• Task prompt:
State how many lines of the listing below include the word "this". Give only the number.

• Exercise material:
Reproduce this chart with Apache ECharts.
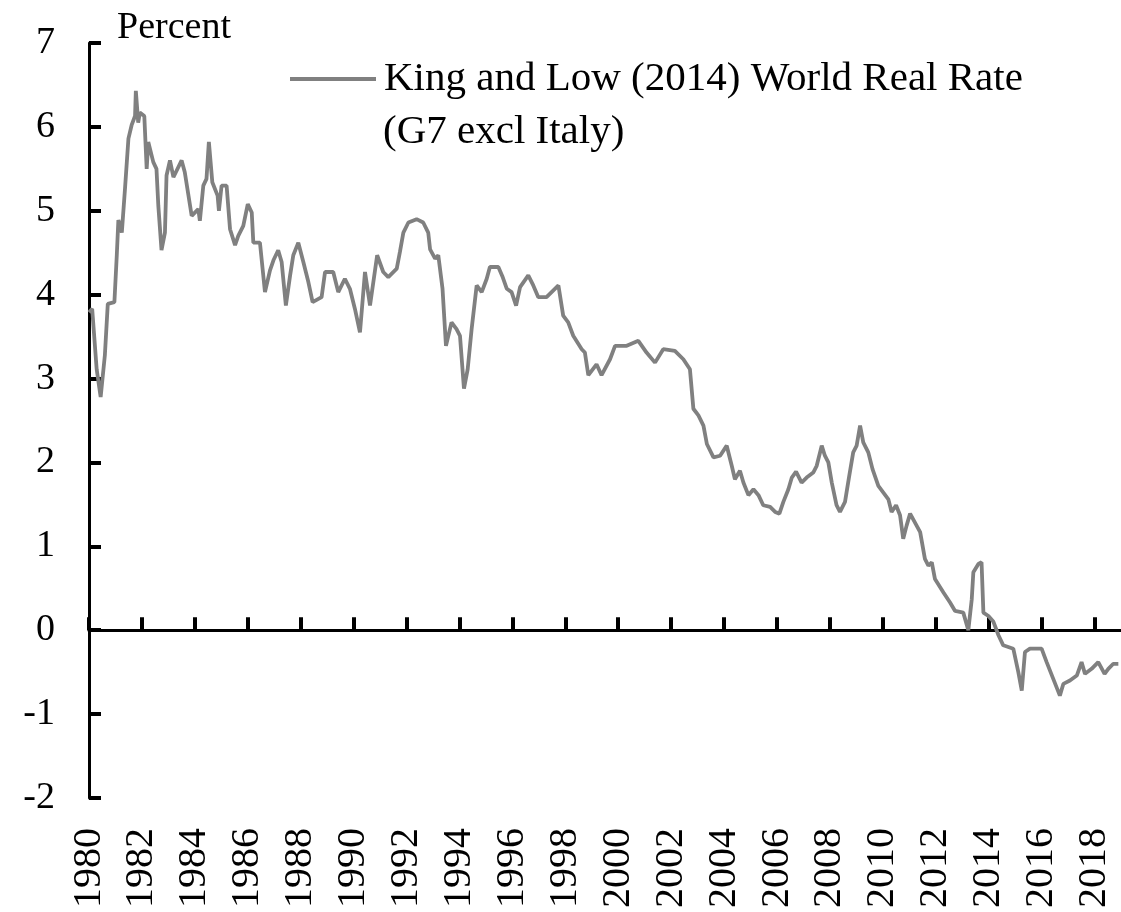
<!DOCTYPE html>
<html>
<head>
<meta charset="utf-8">
<script src="https://cdn.jsdelivr.net/npm/echarts@6/dist/echarts.min.js"></script>
<style>
  html, body { margin: 0; padding: 0; background: #fff; }
  #chart { width: 1121px; height: 912px; }
</style>
</head>
<body>
<div id="chart"></div>
<script>
// years on the x axis (decimal year) and the world real rate in percent
var dates = [
  1980.00, 1980.12, 1980.29, 1980.44, 1980.60, 1980.71, 1980.96, 1981.05, 1981.11, 1981.24,
  1981.36, 1981.49, 1981.61, 1981.74, 1981.77, 1981.86, 1981.92, 1982.09, 1982.18, 1982.24,
  1982.43, 1982.55, 1982.62, 1982.74, 1982.87, 1982.93, 1983.06, 1983.19, 1983.50, 1983.62,
  1983.88, 1984.13, 1984.19, 1984.32, 1984.44, 1984.53, 1984.66, 1984.86, 1984.91, 1985.01,
  1985.20, 1985.33, 1985.52, 1985.64, 1985.83, 1986.00, 1986.15, 1986.21, 1986.46, 1986.65,
  1986.84, 1986.97, 1987.15, 1987.28, 1987.44, 1987.60, 1987.72, 1987.91, 1988.10, 1988.29,
  1988.45, 1988.79, 1988.92, 1989.23, 1989.42, 1989.67, 1989.86, 1990.05, 1990.24, 1990.43,
  1990.62, 1990.89, 1991.12, 1991.31, 1991.63, 1991.75, 1991.88, 1992.07, 1992.38, 1992.63,
  1992.82, 1992.89, 1993.08, 1993.20, 1993.36, 1993.49, 1993.70, 1993.89, 1994.02, 1994.17,
  1994.31, 1994.46, 1994.65, 1994.84, 1995.03, 1995.15, 1995.47, 1995.62, 1995.79, 1995.97,
  1996.14, 1996.29, 1996.60, 1996.79, 1996.98, 1997.29, 1997.74, 1997.92, 1998.11, 1998.30,
  1998.62, 1998.74, 1998.87, 1999.18, 1999.37, 1999.69, 1999.88, 2000.32, 2000.76, 2001.07,
  2001.39, 2001.70, 2002.14, 2002.46, 2002.71, 2002.84, 2003.03, 2003.22, 2003.35, 2003.60,
  2003.85, 2004.10, 2004.29, 2004.41, 2004.60, 2004.73, 2004.92, 2005.11, 2005.30, 2005.48,
  2005.74, 2005.93, 2006.09, 2006.24, 2006.43, 2006.56, 2006.72, 2006.93, 2007.12, 2007.37,
  2007.50, 2007.69, 2007.81, 2007.94, 2008.07, 2008.25, 2008.38, 2008.57, 2008.73, 2008.88,
  2009.01, 2009.14, 2009.20, 2009.26, 2009.45, 2009.61, 2009.83, 2010.02, 2010.21, 2010.33,
  2010.50, 2010.65, 2010.77, 2010.90, 2011.03, 2011.41, 2011.59, 2011.72, 2011.85, 2011.97,
  2012.29, 2012.54, 2012.73, 2013.04, 2013.23, 2013.36, 2013.42, 2013.61, 2013.73, 2013.80,
  2013.99, 2014.18, 2014.37, 2014.55, 2014.93, 2015.12, 2015.25, 2015.37, 2015.56, 2016.00,
  2016.19, 2016.44, 2016.69, 2016.82, 2017.07, 2017.33, 2017.51, 2017.64, 2017.89, 2018.14,
  2018.38, 2018.52, 2018.71, 2018.90
];
var rates = [
  3.79, 3.83, 3.11, 2.78, 3.28, 3.89, 3.91, 4.47, 4.89, 4.74,
  5.26, 5.86, 6.02, 6.13, 6.43, 6.05, 6.17, 6.13, 5.50, 5.82,
  5.58, 5.50, 5.06, 4.53, 4.74, 5.42, 5.60, 5.40, 5.60, 5.46,
  4.94, 5.02, 4.88, 5.30, 5.38, 5.82, 5.34, 5.18, 5.00, 5.30,
  5.30, 4.78, 4.59, 4.70, 4.82, 5.08, 4.98, 4.62, 4.62, 4.03,
  4.29, 4.41, 4.53, 4.39, 3.87, 4.23, 4.47, 4.62, 4.39, 4.15,
  3.91, 3.97, 4.27, 4.27, 4.03, 4.19, 4.07, 3.83, 3.55, 4.27,
  3.87, 4.47, 4.27, 4.21, 4.31, 4.51, 4.74, 4.86, 4.90, 4.86,
  4.74, 4.54, 4.43, 4.47, 4.07, 3.39, 3.67, 3.59, 3.51, 2.88,
  3.11, 3.59, 4.11, 4.03, 4.19, 4.33, 4.33, 4.22, 4.07, 4.03,
  3.87, 4.09, 4.23, 4.11, 3.97, 3.97, 4.11, 3.75, 3.67, 3.51,
  3.35, 3.31, 3.04, 3.17, 3.04, 3.23, 3.39, 3.39, 3.45, 3.31,
  3.19, 3.35, 3.33, 3.23, 3.11, 2.64, 2.56, 2.44, 2.22, 2.06,
  2.08, 2.20, 1.96, 1.80, 1.90, 1.76, 1.61, 1.68, 1.61, 1.49,
  1.47, 1.41, 1.39, 1.53, 1.68, 1.82, 1.89, 1.76, 1.82, 1.88,
  1.96, 2.20, 2.08, 2.00, 1.76, 1.49, 1.41, 1.53, 1.84, 2.12,
  2.20, 2.44, 2.46, 2.24, 2.12, 1.92, 1.72, 1.64, 1.56, 1.41,
  1.49, 1.37, 1.09, 1.25, 1.39, 1.17, 0.85, 0.77, 0.81, 0.61,
  0.45, 0.33, 0.23, 0.21, 0.00, 0.37, 0.69, 0.79, 0.81, 0.21,
  0.17, 0.10, -0.06, -0.18, -0.22, -0.50, -0.72, -0.26, -0.22, -0.22,
  -0.38, -0.58, -0.78, -0.64, -0.60, -0.54, -0.38, -0.52, -0.46, -0.38,
  -0.52, -0.46, -0.40, -0.40
];
var tickYears = [1980, 1982, 1984, 1986, 1988, 1990, 1992, 1994, 1996, 1998,
  2000, 2002, 2004, 2006, 2008, 2010, 2012, 2014, 2016, 2018];
var seriesName = 'King and Low (2014) World Real Rate';
var seriesNameLine2 = '(G7 excl Italy)';

var serif = 'Liberation Serif, Times New Roman, serif';
var lineData = dates.map(function (d, i) { return [d, rates[i]]; });

var chart = echarts.init(document.getElementById('chart'));
var option = {
  backgroundColor: '#fff',
  animation: false,
  grid: {
    left: 89, right: 0, top: 43, bottom: 114,
    containLabel: false, outerBoundsMode: 'none'
  },
  legend: {
    orient: 'horizontal',
    left: 290, top: 56, padding: 0,
    itemWidth: 86, itemHeight: 4, itemGap: 0,
    icon: 'rect',
    itemStyle: { color: '#808080' },
    data: [seriesName],
    textStyle: { fontFamily: serif, fontSize: 41, color: '#000', lineHeight: 46, padding: [0, 0, 0, 3] }
  },
  graphic: [{
    type: 'text', left: 383, top: 112,
    style: { text: seriesNameLine2, font: '41px ' + serif, fill: '#000' }
  }],
  xAxis: [{
    type: 'value', min: 1980, max: 2019, interval: 2,
    position: 'bottom',
    axisLine: { show: false, onZero: false },
    axisTick: { show: false },
    splitLine: { show: false },
    axisLabel: {
      customValues: tickYears, rotate: 90, margin: 30,
      fontFamily: serif, fontSize: 40, color: '#000',
      formatter: function (v) { return String(v); }
    }
  }, {
    type: 'value', min: 1980, max: 2019, interval: 2,
    position: 'bottom',
    axisLine: { show: true, onZero: true, lineStyle: { color: '#000', width: 3 } },
    axisTick: { show: true, inside: true, length: 13, customValues: tickYears, lineStyle: { color: '#000', width: 4 } },
    axisLabel: { show: false },
    splitLine: { show: false }
  }],
  yAxis: {
    type: 'value', min: -2, max: 7, interval: 1,
    name: 'Percent', nameLocation: 'end', nameGap: -4,
    nameTextStyle: { fontFamily: serif, fontSize: 38, color: '#000', align: 'left', padding: [0, 0, 0, 28] },
    axisLine: { show: true, onZero: false, lineStyle: { color: '#000', width: 3 } },
    axisTick: { show: true, inside: true, length: 12, lineStyle: { color: '#000', width: 4 } },
    axisLabel: { margin: 34, fontFamily: serif, fontSize: 38, color: '#000' },
    splitLine: { show: false }
  },
  series: [{
    name: seriesName,
    type: 'line',
    xAxisIndex: 0,
    symbol: 'none',
    data: lineData,
    lineStyle: { color: '#808080', width: 3.8 },
    itemStyle: { color: '#808080' }
  }]
};
chart.setOption(option);
</script>
</body>
</html>
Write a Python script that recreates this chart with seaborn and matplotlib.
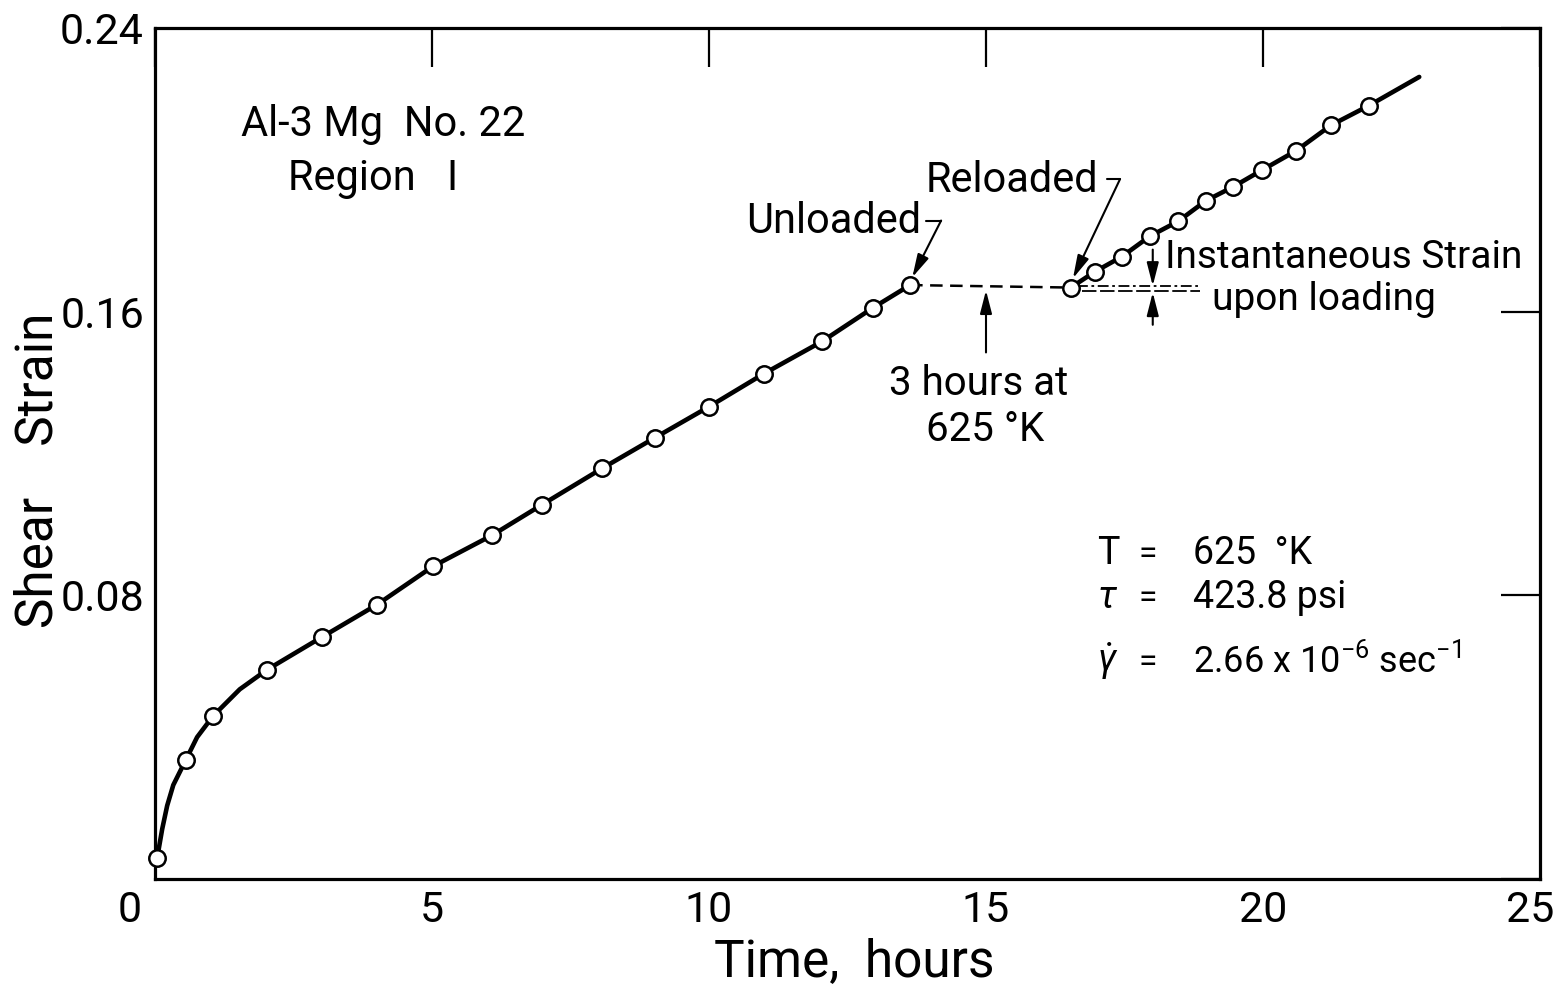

• Written solution:
2